Daniel Hsu, Microsoft Research

11am, Wednesday April 10th, Interschool lab, 7th floor CEPSR, Columbia University

A major challenge in machine learning is to reliably and automatically discover hidden structure in data with minimal human intervention. For instance, one may be interested in understanding the stratification of a population into subgroups, the thematic make-up of a collection of documents, or the dynamical process governing a complex time series. Many of the core statistical estimation problems for these applications are, in general, provably intractable for both computational and statistical reasons; and therefore progress is made by shifting the focus to realistic instances that rule out the intractable cases. In this talk, I’ll describe a general computational approach for correctly estimating a wide class of statistical models, including Gaussian mixture models, Hidden Markov models, Latent Dirichlet Allocation, Probabilistic Context Free Grammars, and several more. The key idea is to exploit the structure of low-order correlations that is present in high-dimensional data. The scope of the new approach extends beyond the purview of previous algorithms; and it leads to both new theoretical guarantees for unsupervised machine learning, as well as fast and practical algorithms for large-scale data analysis.
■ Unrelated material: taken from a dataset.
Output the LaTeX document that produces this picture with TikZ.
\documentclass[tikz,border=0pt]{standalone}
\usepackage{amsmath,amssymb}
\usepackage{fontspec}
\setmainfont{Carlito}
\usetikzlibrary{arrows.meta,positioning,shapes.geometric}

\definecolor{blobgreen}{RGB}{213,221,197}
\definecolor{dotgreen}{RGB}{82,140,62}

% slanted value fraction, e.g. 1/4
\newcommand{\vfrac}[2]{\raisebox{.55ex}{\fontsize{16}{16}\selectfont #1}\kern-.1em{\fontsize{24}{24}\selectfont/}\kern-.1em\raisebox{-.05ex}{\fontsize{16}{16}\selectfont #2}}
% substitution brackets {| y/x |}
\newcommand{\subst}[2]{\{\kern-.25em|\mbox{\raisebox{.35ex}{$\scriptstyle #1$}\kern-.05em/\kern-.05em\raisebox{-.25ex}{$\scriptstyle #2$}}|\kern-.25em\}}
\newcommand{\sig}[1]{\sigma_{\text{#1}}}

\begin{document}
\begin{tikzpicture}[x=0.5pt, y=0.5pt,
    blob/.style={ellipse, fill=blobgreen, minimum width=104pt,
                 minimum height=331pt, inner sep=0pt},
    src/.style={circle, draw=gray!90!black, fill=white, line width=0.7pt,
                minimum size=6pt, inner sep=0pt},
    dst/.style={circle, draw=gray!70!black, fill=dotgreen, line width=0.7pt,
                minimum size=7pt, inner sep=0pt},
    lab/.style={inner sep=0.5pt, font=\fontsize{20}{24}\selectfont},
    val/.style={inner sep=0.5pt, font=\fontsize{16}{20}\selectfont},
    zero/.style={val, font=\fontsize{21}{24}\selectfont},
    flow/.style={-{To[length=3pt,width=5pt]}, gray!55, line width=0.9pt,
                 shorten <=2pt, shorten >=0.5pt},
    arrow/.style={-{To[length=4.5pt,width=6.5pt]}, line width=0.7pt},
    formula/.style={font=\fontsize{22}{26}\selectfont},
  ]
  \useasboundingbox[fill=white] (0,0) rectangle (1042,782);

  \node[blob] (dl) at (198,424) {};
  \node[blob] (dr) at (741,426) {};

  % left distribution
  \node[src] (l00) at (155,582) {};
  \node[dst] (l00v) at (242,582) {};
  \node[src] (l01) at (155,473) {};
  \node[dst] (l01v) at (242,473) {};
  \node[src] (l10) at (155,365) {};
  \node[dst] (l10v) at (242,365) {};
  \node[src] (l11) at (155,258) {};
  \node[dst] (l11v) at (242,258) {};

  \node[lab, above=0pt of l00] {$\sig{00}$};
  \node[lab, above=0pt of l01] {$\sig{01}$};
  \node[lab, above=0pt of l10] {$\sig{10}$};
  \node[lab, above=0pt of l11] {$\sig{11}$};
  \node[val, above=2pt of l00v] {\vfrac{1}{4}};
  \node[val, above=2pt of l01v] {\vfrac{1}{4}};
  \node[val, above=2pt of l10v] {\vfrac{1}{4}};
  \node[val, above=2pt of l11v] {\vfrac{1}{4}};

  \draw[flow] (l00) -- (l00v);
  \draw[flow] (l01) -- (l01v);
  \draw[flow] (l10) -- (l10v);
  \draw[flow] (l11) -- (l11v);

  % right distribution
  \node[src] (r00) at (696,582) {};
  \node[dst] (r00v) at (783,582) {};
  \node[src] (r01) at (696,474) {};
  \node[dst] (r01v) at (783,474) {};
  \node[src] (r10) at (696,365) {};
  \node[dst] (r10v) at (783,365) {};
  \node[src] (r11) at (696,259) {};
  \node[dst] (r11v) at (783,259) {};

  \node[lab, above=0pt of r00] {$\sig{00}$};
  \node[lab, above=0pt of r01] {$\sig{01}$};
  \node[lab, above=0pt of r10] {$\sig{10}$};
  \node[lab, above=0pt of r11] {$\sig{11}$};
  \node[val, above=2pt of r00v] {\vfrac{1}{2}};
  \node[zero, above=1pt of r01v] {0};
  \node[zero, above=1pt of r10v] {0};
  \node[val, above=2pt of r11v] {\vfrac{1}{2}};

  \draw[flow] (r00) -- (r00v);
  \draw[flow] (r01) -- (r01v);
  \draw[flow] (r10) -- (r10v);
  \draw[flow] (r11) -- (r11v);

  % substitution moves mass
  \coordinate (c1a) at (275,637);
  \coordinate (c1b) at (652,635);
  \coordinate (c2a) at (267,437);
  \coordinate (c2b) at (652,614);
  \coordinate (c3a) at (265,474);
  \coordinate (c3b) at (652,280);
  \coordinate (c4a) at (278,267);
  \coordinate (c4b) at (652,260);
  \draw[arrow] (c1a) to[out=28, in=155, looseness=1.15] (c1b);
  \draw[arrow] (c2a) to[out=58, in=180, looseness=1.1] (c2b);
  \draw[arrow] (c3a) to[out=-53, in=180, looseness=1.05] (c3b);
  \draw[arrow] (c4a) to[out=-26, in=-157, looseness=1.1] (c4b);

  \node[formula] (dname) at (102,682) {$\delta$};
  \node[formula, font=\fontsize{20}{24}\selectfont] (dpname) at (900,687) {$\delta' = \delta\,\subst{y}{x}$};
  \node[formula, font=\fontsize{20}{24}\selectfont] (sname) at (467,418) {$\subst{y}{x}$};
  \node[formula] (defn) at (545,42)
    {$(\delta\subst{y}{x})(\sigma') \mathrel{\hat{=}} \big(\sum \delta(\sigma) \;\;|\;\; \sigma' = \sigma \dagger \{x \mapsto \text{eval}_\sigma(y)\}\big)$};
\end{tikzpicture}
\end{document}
I won’t have a chance to attend, but I had the following question or thought (beyond the question of why he capitalized the words Hidden, Latent, Allocation, Probabilistic, Context, Free, and Grammars, but not mixture, models, algorithm, or data analysis). My thought had to do with the potential application of these ideas to political science. The key seems to be in the title: “the hidden structure in data.”
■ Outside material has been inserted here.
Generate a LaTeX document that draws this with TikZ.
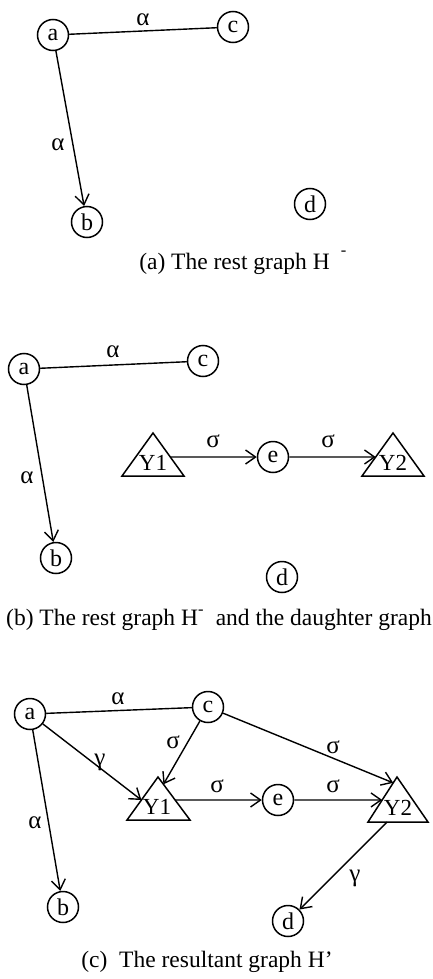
\documentclass[tikz,border=0pt]{standalone}
\usepackage{fontspec}
\setmainfont{Liberation Serif}
\usetikzlibrary{arrows.meta,calc}
\begin{document}
\begin{tikzpicture}[x=1pt,y=-1pt,
  vert/.style={draw,circle,minimum size=31pt,inner sep=0pt,line width=1.5pt,font=\fontsize{24}{26}\selectfont},
  edge/.style={line width=1.4pt},
  arr/.style={line width=1.4pt,-{Straight Barb[length=10pt,width=14pt,line width=1.4pt]}},
  lab/.style={inner sep=0pt,font=\fontsize{25}{27}\selectfont},
  ylab/.style={inner sep=0pt,font=\fontsize{23}{25}\selectfont},
  tri/.style={line width=1.5pt,line join=miter},
  captxt/.style={inner sep=0pt,font=\fontsize{23.5}{26}\selectfont}]
\useasboundingbox (0,0) rectangle (433,979);

% ---------- (a) ----------
\node[vert] (a1) at (53,35) {a};
\node[vert] (c1) at (233,27) {c};
\node[vert] (b1) at (87,222) {b};
\node[vert] (d1) at (310,204) {d};
\draw[edge] (a1) -- (c1);
\draw[arr] (a1) -- (b1);
\node[lab] (l1ac) at (143,20) {α};
\node[lab] (l1ab) at (58,145) {α};
\node[captxt] (capA) at (243,263) {(a) The rest graph H\hspace{11pt}\raisebox{0.2em}{\textsuperscript{-}}};

% ---------- (b) ----------
\node[vert] (a2) at (24,369) {a};
\node[vert] (c2) at (203,361) {c};
\node[vert] (b2) at (56,558) {b};
\node[vert] (d2) at (282,577) {d};
\node[vert] (e2) at (273,457) {e};
\coordinate (T2a) at (153,433);
\coordinate (L2a) at (122,476);
\coordinate (R2a) at (184,476);
\draw[tri] (T2a) -- (L2a) -- (R2a) -- cycle;
\node[ylab] (Y1b) at (153,463) {Y1};
\coordinate (T2b) at (393,433);
\coordinate (L2b) at (362,476);
\coordinate (R2b) at (424,476);
\draw[tri] (T2b) -- (L2b) -- (R2b) -- cycle;
\node[ylab] (Y2b) at (393,463) {Y2};
\coordinate (Y1bE) at ($(T2a)!0.558!(R2a)$);
\coordinate (Y2bW) at ($(T2b)!0.558!(L2b)$);
\draw[edge] (a2) -- (c2);
\draw[arr] (a2) -- (b2);
\draw[arr] (Y1bE) -- (e2);
\draw[arr] (e2) -- (Y2bW);
\node[lab] (l2ac) at (113,352) {α};
\node[lab] (l2ab) at (27,478) {α};
\node[lab] (l2s1) at (213,441) {σ};
\node[lab] (l2s2) at (328,441) {σ};
\node[captxt] (capB) at (219,620) {(b) The rest graph H\raisebox{0.1em}{\textsuperscript{-}}\ \ and the daughter graph};

% ---------- (c) ----------
\node[vert] (a3) at (30,714) {a};
\node[vert] (c3) at (208,707) {c};
\node[vert] (b3) at (63,907) {b};
\node[vert] (d3) at (288,921) {d};
\node[vert] (e3) at (278,800) {e};
\coordinate (T3a) at (158,777);
\coordinate (L3a) at (127,820);
\coordinate (R3a) at (190,820);
\draw[tri] (T3a) -- (L3a) -- (R3a) -- cycle;
\node[ylab] (Y1c) at (157,807) {Y1};
\coordinate (T3b) at (397,777);
\coordinate (L3b) at (368,822);
\coordinate (R3b) at (428,822);
\draw[tri] (T3b) -- (L3b) -- (R3b) -- cycle;
\node[ylab] (Y2c) at (398,808) {Y2};
\coordinate (Y1cW) at ($(T3a)!0.535!(L3a)$);
\coordinate (Y1cN) at ($(T3a)!0.17!(R3a)$);
\coordinate (Y1cE) at ($(T3a)!0.535!(R3a)$);
\coordinate (Y2cN) at ($(T3b)!0.13!(L3b)$);
\coordinate (Y2cW) at ($(T3b)!0.51!(L3b)$);
\coordinate (Y2cS) at ($(L3b)!0.32!(R3b)$);
\draw[edge] (a3) -- (c3);
\draw[arr] (a3) -- (b3);
\draw[arr] (a3) -- (Y1cW);
\draw[arr] (c3) -- (Y1cN);
\draw[arr] (c3) -- (Y2cN);
\draw[arr] (Y1cE) -- (e3);
\draw[arr] (e3) -- (Y2cW);
\draw[arr] (Y2cS) -- (d3);
\node[lab] (l3ac) at (118,699) {α};
\node[lab] (l3ab) at (35,823) {α};
\node[lab] (l3g1) at (100,762) {γ};
\node[lab] (l3s1) at (173,742) {σ};
\node[lab] (l3s2) at (333,747) {σ};
\node[lab] (l3s3) at (217,786) {σ};
\node[lab] (l3s4) at (333,786) {σ};
\node[lab] (l3g2) at (355,878) {γ};
\node[captxt] (capC) at (207,962) {(c)\ \ The resultant graph H’};
\end{tikzpicture}
\end{document}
Some problems don’t have much hidden structure: for example, if you try to model vote choice or public opinion given individual and group-level variables, you get pretty much what you’d expect: liberals mostly vote for Democrats, conservatives mostly vote for Republicans, demographic variables such as age, education, marital status, income, and religion predict in the way you might imagine, and so forth. And these predictors are related to each other in various expected ways. So I don’t think there’s any structure of low-order correlations to be found. There are some subtleties in the data (for example, the notorious interaction between individual and state income in predicting vote), but it’s hard to imagine that the methods described above would be good tools for studying these patterns.
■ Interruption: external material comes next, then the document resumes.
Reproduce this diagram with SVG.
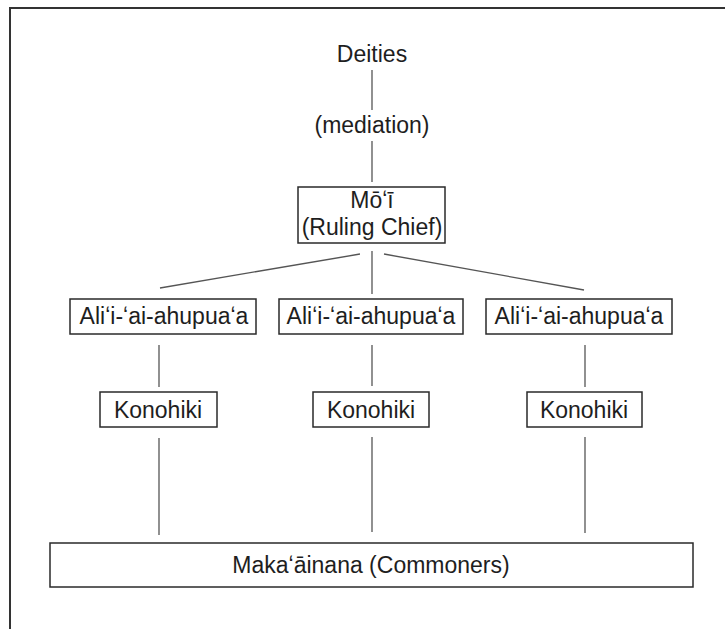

But other data in political science are indeed characterized by low-dimensional structure. The most prominent example is legislative roll-call voting, but there should be lots of other examples. For instance, anything having to do with international relations or trade will be structured by the patterns of connections between countries. Or personal networks, for example a study of covert terrorist organizations using external data, or a model of hidden links between financial organizations.

I wonder if the methods discussed by Hsu in his talk come with guidelines for when they can most effectively be applied. Or maybe he happens to focus on applications with hidden structure?